Another trend is deeper integration across multi-cloud and hybrid environments. Today, most APIs focus on the big three providers, but enterprises often run workloads across multiple clouds, private data centers, and edge infrastructure. APIs that can unify emissions data across this landscape will become invaluable for holistic IT management.
Regulation is also pushing adoption. As climate disclosure frameworks tighten, it’s increasingly likely that regulators will require emissions data to be machine-readable and standardized. APIs are the natural delivery vehicle for this, turning sustainability reporting into a continuous process rather than an annual chore.
Looking further ahead, Cloud Carbon APIs may evolve into general IT carbon APIs, covering not only cloud compute and storage but also SaaS platforms, hardware supply chains, and even employee device usage. They could form the backbone of enterprise-wide carbon accounting, linking IT operations directly with corporate climate goals.

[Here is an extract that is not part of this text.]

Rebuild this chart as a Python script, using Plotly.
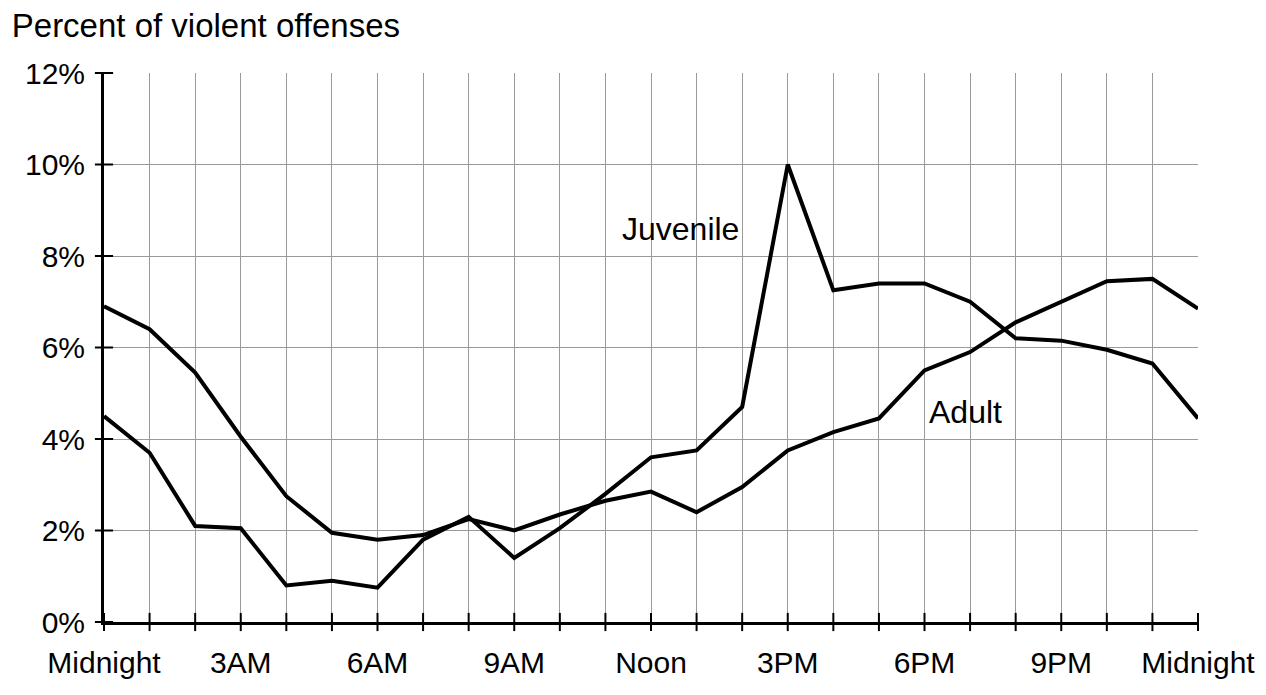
import plotly.graph_objects as go

hours = list(range(25))
hour_labels = ["Midnight", "", "", "3AM", "", "", "6AM", "", "", "9AM", "", "", "Noon",
               "", "", "3PM", "", "", "6PM", "", "", "9PM", "", "", "Midnight"]
juvenile = [4.5, 3.7, 2.1, 2.05, 0.8, 0.9, 0.75, 1.8, 2.3, 1.4, 2.05, 2.8, 3.6, 3.75, 4.7,
            10.0, 7.25, 7.4, 7.4, 7.0, 6.2, 6.15, 5.95, 5.65, 4.45]
adult = [6.9, 6.4, 5.45, 4.05, 2.75, 1.95, 1.8, 1.9, 2.25, 2.0, 2.35, 2.65, 2.85, 2.4, 2.95,
         3.75, 4.15, 4.45, 5.5, 5.9, 6.55, 7.0, 7.45, 7.5, 6.85]
y_ticks = [0, 2, 4, 6, 8, 10, 12]
y_labels = ["0%", "2%", "4%", "6%", "8%", "10%", "12%"]

FONT = "Arial, Liberation Sans, sans-serif"
GRID = "#9a9a9a"

fig = go.Figure()
fig.add_trace(go.Scatter(x=hours, y=adult, mode="lines", name="Adult",
                         line=dict(color="black", width=4), showlegend=False))
fig.add_trace(go.Scatter(x=hours, y=juvenile, mode="lines", name="Juvenile",
                         line=dict(color="black", width=4), showlegend=False))

# crossing tick marks on the axes
fig.add_trace(go.Scatter(x=hours, y=[0] * len(hours), mode="markers", cliponaxis=False,
                         marker=dict(symbol="line-ns", size=13, line=dict(color="black", width=2)),
                         hoverinfo="skip", showlegend=False))
fig.add_trace(go.Scatter(x=[0] * len(y_ticks), y=y_ticks, mode="markers", cliponaxis=False,
                         marker=dict(symbol="line-ew", size=13, line=dict(color="black", width=2)),
                         hoverinfo="skip", showlegend=False))

fig.add_annotation(x=12.65, y=8.6, text="Juvenile", showarrow=False,
                   font=dict(family=FONT, size=32, color="black"))
fig.add_annotation(x=18.9, y=4.6, text="Adult", showarrow=False,
                   font=dict(family=FONT, size=32, color="black"))

fig.update_layout(
    width=1258, height=687,
    margin=dict(l=96, r=68, t=65, b=73),
    paper_bgcolor="white", plot_bgcolor="white",
    title=dict(text="Percent of violent offenses", x=0.003, xanchor="left",
               y=0.975, yanchor="middle",
               font=dict(family=FONT, size=33, color="black")),
    xaxis=dict(range=[0, 24], tickvals=hours, ticktext=hour_labels,
               showgrid=True, gridcolor=GRID, gridwidth=1,
               showline=True, linecolor="black", linewidth=3,
               ticks="", ticklabelstandoff=12,
               tickfont=dict(family=FONT, size=30, color="black"),
               zeroline=False, fixedrange=True),
    yaxis=dict(range=[0, 12], tickvals=y_ticks, ticktext=y_labels,
               showgrid=True, gridcolor=GRID, gridwidth=1,
               showline=True, linecolor="black", linewidth=3,
               ticks="", ticklabelstandoff=10,
               tickfont=dict(family=FONT, size=30, color="black"),
               zeroline=False, fixedrange=True),
)

fig.write_html("out.html")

Ultimately, the future of Cloud Carbon APIs is not just about tracking—it’s about empowering action. As they mature, APIs will help organizations shift from passive compliance to proactive sustainability, where every IT decision can be evaluated not just in terms of cost and performance, but also in its impact on the planet.
For years, cloud carbon reporting has been held back by delays, inconsistencies, and fragmented data. Cloud Carbon APIs mark a turning point. By delivering accurate, consistent, and real-time insights, they allow IT leaders to manage emissions with the same rigor as cost or performance.
The future of cloud sustainability will not be built on static, retrospective reports but on automated, integrated, and actionable data streams. This is the vision driving platforms like OxygenIT, which provide the APIs organizations need to make carbon transparency and optimization part of everyday IT decision-making.
Cloud Carbon APIs are no longer optional—they are becoming the foundation of sustainable, future-proof IT infrastructures.